## [Problem statement]
Find the word "that" in the listing; pull out each line holding it.

## [Information given]
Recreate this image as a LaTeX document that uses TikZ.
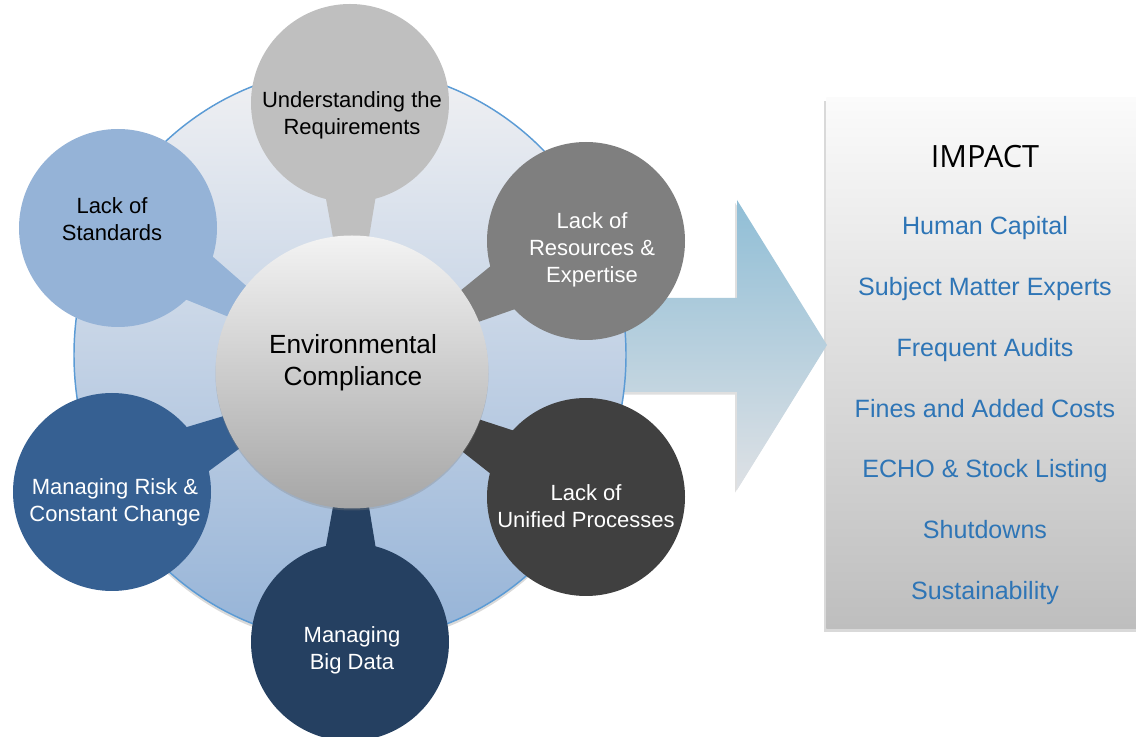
\documentclass[tikz,border=0pt]{standalone}
\usepackage{fontspec}
\setmainfont{Liberation Sans}
\newfontfamily\impactfont{Open Sans}
\usetikzlibrary{calc,shadows,shapes.geometric}
\definecolor{ringblue}{RGB}{91,155,213}
\definecolor{ringtop}{RGB}{241,241,243}
\definecolor{ringbot}{RGB}{149,179,215}
\definecolor{cgray}{RGB}{191,191,191}
\definecolor{cstd}{RGB}{149,179,215}
\definecolor{cres}{RGB}{127,127,127}
\definecolor{crisk}{RGB}{54,96,146}
\definecolor{cbig}{RGB}{37,64,97}
\definecolor{cuni}{RGB}{64,64,64}
\definecolor{envtop}{RGB}{243,243,243}
\definecolor{envbot}{RGB}{166,166,166}
\definecolor{impblue}{RGB}{46,117,182}
\definecolor{arrtop}{RGB}{144,190,214}
\definecolor{arrbot}{RGB}{222,225,229}
\definecolor{boxtop}{RGB}{251,251,251}
\definecolor{boxbot}{RGB}{190,190,190}
\begin{document}
\begin{tikzpicture}[x=0.75pt,y=-0.75pt,
  sat/.style={circle,minimum size=148.5pt,inner sep=0pt,draw=none},
  sattext/.style={align=center,font=\fontsize{16.5}{20.25}\selectfont,inner sep=0pt},
  whitetext/.style={sattext,text=white},
  item/.style={font=\fontsize{18.8}{22}\selectfont,text=impblue,inner sep=0pt,anchor=base}
]
\useasboundingbox (0,0) rectangle (1136,737);
\clip (0,0) rectangle (1136,737);

% impact box
\node[rectangle,minimum width=243pt,minimum height=398.25pt,inner sep=0pt,anchor=north west,
  top color=boxtop,bottom color=boxbot,
  drop shadow={opacity=0.3,shadow xshift=-1.5pt,shadow yshift=-2.5pt}] (box) at (826,97) {};
\node[font=\impactfont\fontsize{23}{26}\selectfont,anchor=base,inner sep=0pt] (imp) at (985,168) {IMPACT};
\node[item] (i1) at (985,235) {Human Capital};
\node[item] (i2) at (985,296) {Subject Matter Experts};
\node[item] (i3) at (985,357) {Frequent Audits};
\node[item] (i4) at (985,418) {Fines and Added Costs};
\node[item] (i5) at (985,478) {ECHO \& Stock Listing};
\node[item] (i6) at (985,539) {Shutdowns};
\node[item] (i7) at (985,600) {Sustainability};

% arrow
\shade[top color=arrtop,bottom color=arrbot,
  drop shadow={opacity=0.25,shadow xshift=-1.5pt,shadow yshift=-2pt}]
  (600,298) -- (737,298) -- (737,200) -- (827,345) -- (737,490) -- (737,392) -- (600,392) -- cycle;

% ring
\node[ellipse,minimum width=414pt,minimum height=430.5pt,inner sep=0pt,
  top color=ringtop,bottom color=ringbot,draw=ringblue,line width=1.1pt,
  drop shadow={opacity=0.3,shadow xshift=0pt,shadow yshift=-2.5pt}] (ring) at (350,355) {};

\coordinate (envc) at (352,372);

% satellites
\node[sat,fill=cgray] (und) at (350,103) {};
\node[sat,fill=cstd] (std) at (118,228) {};
\node[sat,fill=cres] (res) at (586,241) {};
\node[sat,fill=crisk] (risk) at (112,492) {};
\node[sat,fill=cbig] (big) at (350,642) {};
\node[sat,fill=cuni] (uni) at (586,497) {};

% tails
\foreach \s/\c in {und/cgray,std/cstd,res/cres,risk/crisk,big/cbig,uni/cuni}{
  \path ($(envc)!75pt!(\s.center)$) coordinate (p\s);
  \fill[\c] ($(\s.center)!31pt!90:(envc)$) -- ($(\s.center)!31pt!-90:(envc)$)
    -- ($(p\s)!9pt!90:(\s.center)$) -- ($(p\s)!9pt!-90:(\s.center)$) -- cycle;
}

% center
\node[circle,minimum size=204.75pt,inner sep=0pt,top color=envtop,bottom color=envbot,
  drop shadow={opacity=0.3,shadow xshift=0pt,shadow yshift=-1.5pt}] (env) at (envc) {};
\node[align=center,font=\fontsize{19.7}{24}\selectfont,inner sep=0pt] (tenv) at (353,363) {Environmental\\Compliance};

% satellite texts
\node[sattext] (tund) at (352,115) {Understanding the\\Requirements};
\node[sattext] (tstd) at (112,219) {Lack of\\Standards};
\node[whitetext] (tres) at (592,250) {Lack of\\Resources \&\\Expertise};
\node[whitetext] (trisk) at (115,502) {Managing Risk \&\\Constant Change};
\node[whitetext] (tbig) at (352,650) {Managing\\Big Data};
\node[whitetext] (tuni) at (586,506) {Lack of\\Unified Processes};
\end{tikzpicture}
\end{document}
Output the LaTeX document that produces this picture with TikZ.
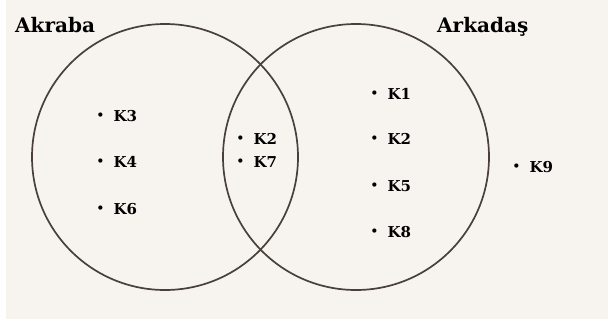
\documentclass[tikz,border=0pt]{standalone}
\usepackage{fontspec}
\setmainfont{DejaVu Serif}
\definecolor{paper}{HTML}{F7F4EF}
\definecolor{ring}{HTML}{4A403A}
% a small raised dot followed by the member's name
\newcommand\kitem[1]{\raisebox{1.6pt}{\fontsize{12}{12}\selectfont •}\hspace{9.3pt}#1}
\begin{document}
\begin{tikzpicture}[x=1pt,y=-1pt,
  setring/.style={draw=ring,line width=1.7pt},
  settitle/.style={font=\bfseries\fontsize{20}{22}\selectfont,inner sep=0pt,anchor=base west,text=black},
  member/.style={font=\bfseries\fontsize{15}{16}\selectfont,inner sep=0pt,anchor=base west,text=black}]
  % canvas
  \fill[white] (0,0) rectangle (608,322);
  \fill[paper] (6,0) rectangle (608,319);
  \useasboundingbox (0,0) rectangle (608,322);
  % the two sets
  \node[setring,circle,minimum size=266pt,inner sep=0pt] (akraba) at (165,157) {};
  \node[setring,circle,minimum size=266pt,inner sep=0pt] (arkadas) at (356,157) {};
  % set names
  \node[settitle] (tA) at (15,32) {Akraba};
  \node[settitle] (tB) at (437,32) {Arkadaş};
  % Akraba only
  \node[member] (k3) at (96.5,121) {\kitem{K3}};
  \node[member] (k4) at (96.5,167) {\kitem{K4}};
  \node[member] (k6) at (96.5,214) {\kitem{K6}};
  % both sets
  \node[member] (k2a) at (236.5,144) {\kitem{K2}};
  \node[member] (k7) at (236.5,167) {\kitem{K7}};
  % Arkadas only
  \node[member] (k1) at (370.5,99) {\kitem{K1}};
  \node[member] (k2b) at (370.5,144) {\kitem{K2}};
  \node[member] (k5) at (370.5,191) {\kitem{K5}};
  \node[member] (k8) at (370.5,237) {\kitem{K8}};
  % outside both
  \node[member] (k9) at (512.5,172) {\kitem{K9}};
\end{tikzpicture}
\end{document}
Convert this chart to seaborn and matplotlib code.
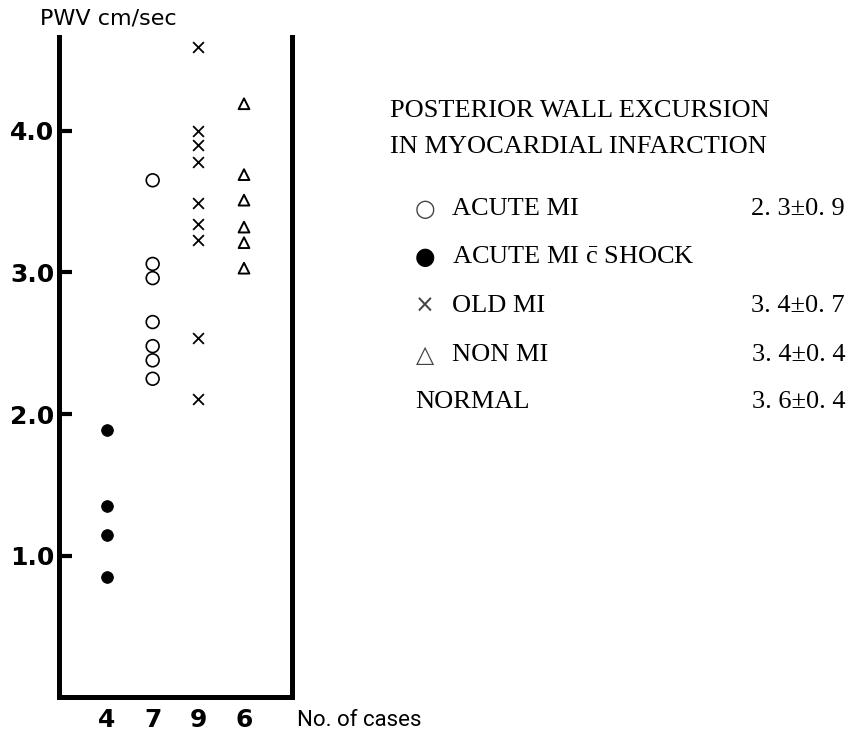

## [Exercise solution]
Recreate this image as a LaTeX document that uses TikZ.
Output the LaTeX document that produces this picture with TikZ.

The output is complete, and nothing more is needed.